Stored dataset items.
━━━
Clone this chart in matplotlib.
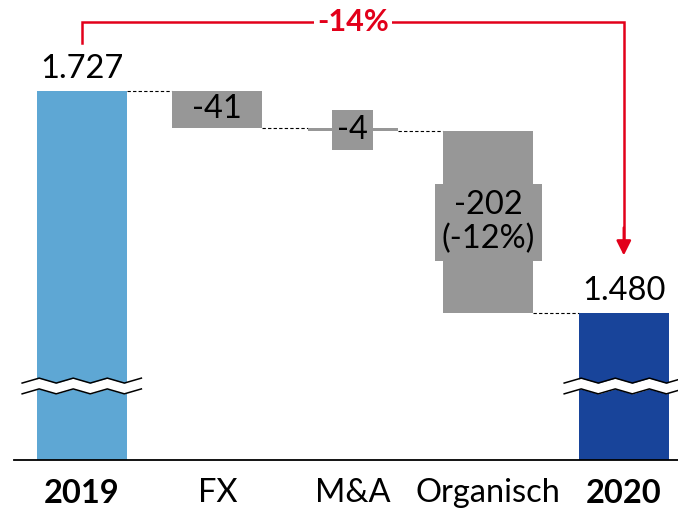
import numpy as np
import matplotlib.pyplot as plt

# data
categories = ["2019", "FX", "M&A", "Organisch", "2020"]
start_value = 1727
deltas = [-41, -4, -202]
end_value = 1480
start_label = "1.727"
end_label = "1.480"
delta_labels = ["-41", "-4", "-202\n(-12%)"]
total_change_label = "-14%"

plt.rcParams['font.family'] = ['Lato', 'DejaVu Sans']

light_blue = "#5EA7D4"
dark_blue = "#18449A"
grey = "#979797"
red = "#E2001A"

fig = plt.figure(figsize=(6.78, 5.16), dpi=100)
ax = fig.add_axes([14 / 678, 56 / 516, 664 / 678, 460 / 516])
floor = 1316.4
ax.set_xlim(-0.5, 4.4)
ax.set_ylim(floor, 1828.2)
ax.axis('off')
w = 0.665

# totals
ax.bar(0, start_value - floor, bottom=floor, width=w, color=light_blue, zorder=2)
ax.bar(4, end_value - floor, bottom=floor, width=w, color=dark_blue, zorder=2)

# changes
level = start_value
levels = [start_value]
for i, d in enumerate(deltas, start=1):
    ax.bar(i, -d, bottom=level + d, width=w, color=grey, zorder=2)
    level += d
    levels.append(level)

# connectors
for i, lv in enumerate(levels):
    ax.plot([i + w / 2, i + 1 - w / 2], [lv, lv], color="black", lw=0.8,
            ls=(0, (3, 2)), zorder=1)

# labels
fs = 23.5
ax.annotate(start_label, (0, start_value), xytext=(0, 16), textcoords="offset points",
            ha="center", va="center", fontsize=fs)
ax.annotate(end_label, (4, end_value), xytext=(0, 16), textcoords="offset points",
            ha="center", va="center", fontsize=fs)
ax.text(1, levels[0] + deltas[0] / 2, delta_labels[0], ha="center", va="center", fontsize=fs, zorder=4)
ax.text(2, levels[1] + deltas[1] / 2, delta_labels[1], ha="center", va="center", fontsize=fs, zorder=4,
        bbox=dict(boxstyle="square,pad=0.15", fc=grey, ec="none"))
ax.text(3, levels[2] + deltas[2] / 2, delta_labels[2], ha="center", va="center", fontsize=fs, zorder=4,
        linespacing=1.15, bbox=dict(boxstyle="square,pad=0.2", fc=grey, ec="none"))

for i, cat in enumerate(categories):
    bold = cat in ("2019", "2020")
    ax.annotate(cat, (i, floor), xytext=(0, -24), textcoords="offset points",
                ha="center", va="center", fontsize=fs,
                fontweight="bold" if bold else "normal", annotation_clip=False)

# axis line
ax.axhline(floor, color="black", lw=1.3, clip_on=False, zorder=3)

# axis break marks
def draw_break(xc, yc):
    xs = np.linspace(xc - 0.44, xc + 0.44, 8)
    zig = np.array([0, 1, 0, 1, 0, 1, 0, 1]) * 5.5
    top = yc + 6 + zig
    bot = yc - 6 + zig
    ax.fill_between(xs, bot, top, color="white", zorder=5, lw=0, clip_on=False)
    ax.plot(xs, top, color="black", lw=1.1, zorder=6, clip_on=False)
    ax.plot(xs, bot, color="black", lw=1.1, zorder=6, clip_on=False)

draw_break(0, 1396)
draw_break(4, 1396)

# total change bracket
y_top = 1804
ax.plot([0, 0, 4, 4], [1780, y_top, y_top, 1560], color=red, lw=1.8,
        clip_on=False, zorder=3, solid_joinstyle="miter")
ax.annotate("", xy=(4, 1544), xytext=(4, 1575),
            arrowprops=dict(arrowstyle="-|>", color=red, lw=1.8, mutation_scale=22,
                            shrinkA=0, shrinkB=0), annotation_clip=False)
ax.text(2, y_top, total_change_label, ha="center", va="center", fontsize=22,
        fontweight="bold", color=red, zorder=4,
        bbox=dict(boxstyle="square,pad=0.1", fc="white", ec="none"))

fig.savefig("out.png", dpi=100)
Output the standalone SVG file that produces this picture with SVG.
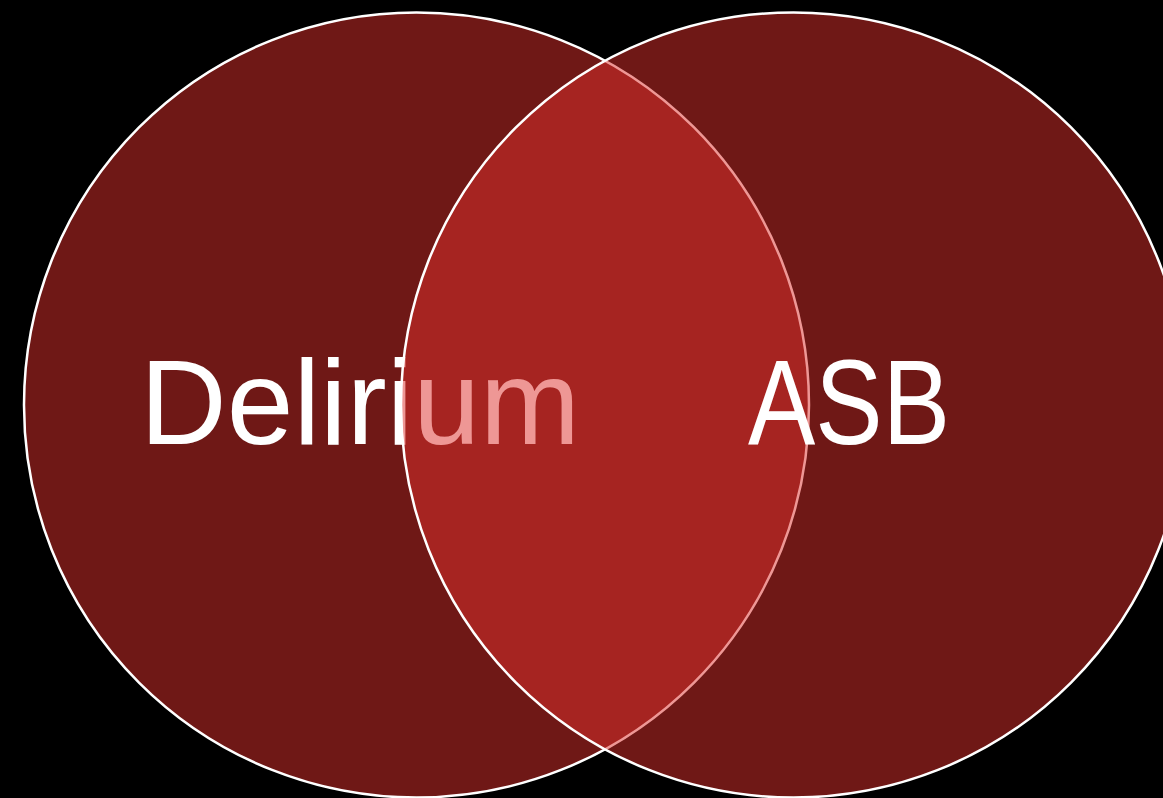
━━━
TASK TO COMPLETE. Leave out every picture and copy the rest of the records exactly.

FINISHED EXERCISE.
Clone this chart in matplotlib.
import numpy as np
import matplotlib.pyplot as plt

# data
categories = ["2019", "FX", "M&A", "Organisch", "2020"]
start_value = 1727
deltas = [-41, -4, -202]
end_value = 1480
start_label = "1.727"
end_label = "1.480"
delta_labels = ["-41", "-4", "-202\n(-12%)"]
total_change_label = "-14%"

plt.rcParams['font.family'] = ['Lato', 'DejaVu Sans']

light_blue = "#5EA7D4"
dark_blue = "#18449A"
grey = "#979797"
red = "#E2001A"

fig = plt.figure(figsize=(6.78, 5.16), dpi=100)
ax = fig.add_axes([14 / 678, 56 / 516, 664 / 678, 460 / 516])
floor = 1316.4
ax.set_xlim(-0.5, 4.4)
ax.set_ylim(floor, 1828.2)
ax.axis('off')
w = 0.665

# totals
ax.bar(0, start_value - floor, bottom=floor, width=w, color=light_blue, zorder=2)
ax.bar(4, end_value - floor, bottom=floor, width=w, color=dark_blue, zorder=2)

# changes
level = start_value
levels = [start_value]
for i, d in enumerate(deltas, start=1):
    ax.bar(i, -d, bottom=level + d, width=w, color=grey, zorder=2)
    level += d
    levels.append(level)

# connectors
for i, lv in enumerate(levels):
    ax.plot([i + w / 2, i + 1 - w / 2], [lv, lv], color="black", lw=0.8,
            ls=(0, (3, 2)), zorder=1)

# labels
fs = 23.5
ax.annotate(start_label, (0, start_value), xytext=(0, 16), textcoords="offset points",
            ha="center", va="center", fontsize=fs)
ax.annotate(end_label, (4, end_value), xytext=(0, 16), textcoords="offset points",
            ha="center", va="center", fontsize=fs)
ax.text(1, levels[0] + deltas[0] / 2, delta_labels[0], ha="center", va="center", fontsize=fs, zorder=4)
ax.text(2, levels[1] + deltas[1] / 2, delta_labels[1], ha="center", va="center", fontsize=fs, zorder=4,
        bbox=dict(boxstyle="square,pad=0.15", fc=grey, ec="none"))
ax.text(3, levels[2] + deltas[2] / 2, delta_labels[2], ha="center", va="center", fontsize=fs, zorder=4,
        linespacing=1.15, bbox=dict(boxstyle="square,pad=0.2", fc=grey, ec="none"))

for i, cat in enumerate(categories):
    bold = cat in ("2019", "2020")
    ax.annotate(cat, (i, floor), xytext=(0, -24), textcoords="offset points",
                ha="center", va="center", fontsize=fs,
                fontweight="bold" if bold else "normal", annotation_clip=False)

# axis line
ax.axhline(floor, color="black", lw=1.3, clip_on=False, zorder=3)

# axis break marks
def draw_break(xc, yc):
    xs = np.linspace(xc - 0.44, xc + 0.44, 8)
    zig = np.array([0, 1, 0, 1, 0, 1, 0, 1]) * 5.5
    top = yc + 6 + zig
    bot = yc - 6 + zig
    ax.fill_between(xs, bot, top, color="white", zorder=5, lw=0, clip_on=False)
    ax.plot(xs, top, color="black", lw=1.1, zorder=6, clip_on=False)
    ax.plot(xs, bot, color="black", lw=1.1, zorder=6, clip_on=False)

draw_break(0, 1396)
draw_break(4, 1396)

# total change bracket
y_top = 1804
ax.plot([0, 0, 4, 4], [1780, y_top, y_top, 1560], color=red, lw=1.8,
        clip_on=False, zorder=3, solid_joinstyle="miter")
ax.annotate("", xy=(4, 1544), xytext=(4, 1575),
            arrowprops=dict(arrowstyle="-|>", color=red, lw=1.8, mutation_scale=22,
                            shrinkA=0, shrinkB=0), annotation_clip=False)
ax.text(2, y_top, total_change_label, ha="center", va="center", fontsize=22,
        fontweight="bold", color=red, zorder=4,
        bbox=dict(boxstyle="square,pad=0.1", fc="white", ec="none"))

fig.savefig("out.png", dpi=100)
Output the standalone SVG file that produces this picture with SVG.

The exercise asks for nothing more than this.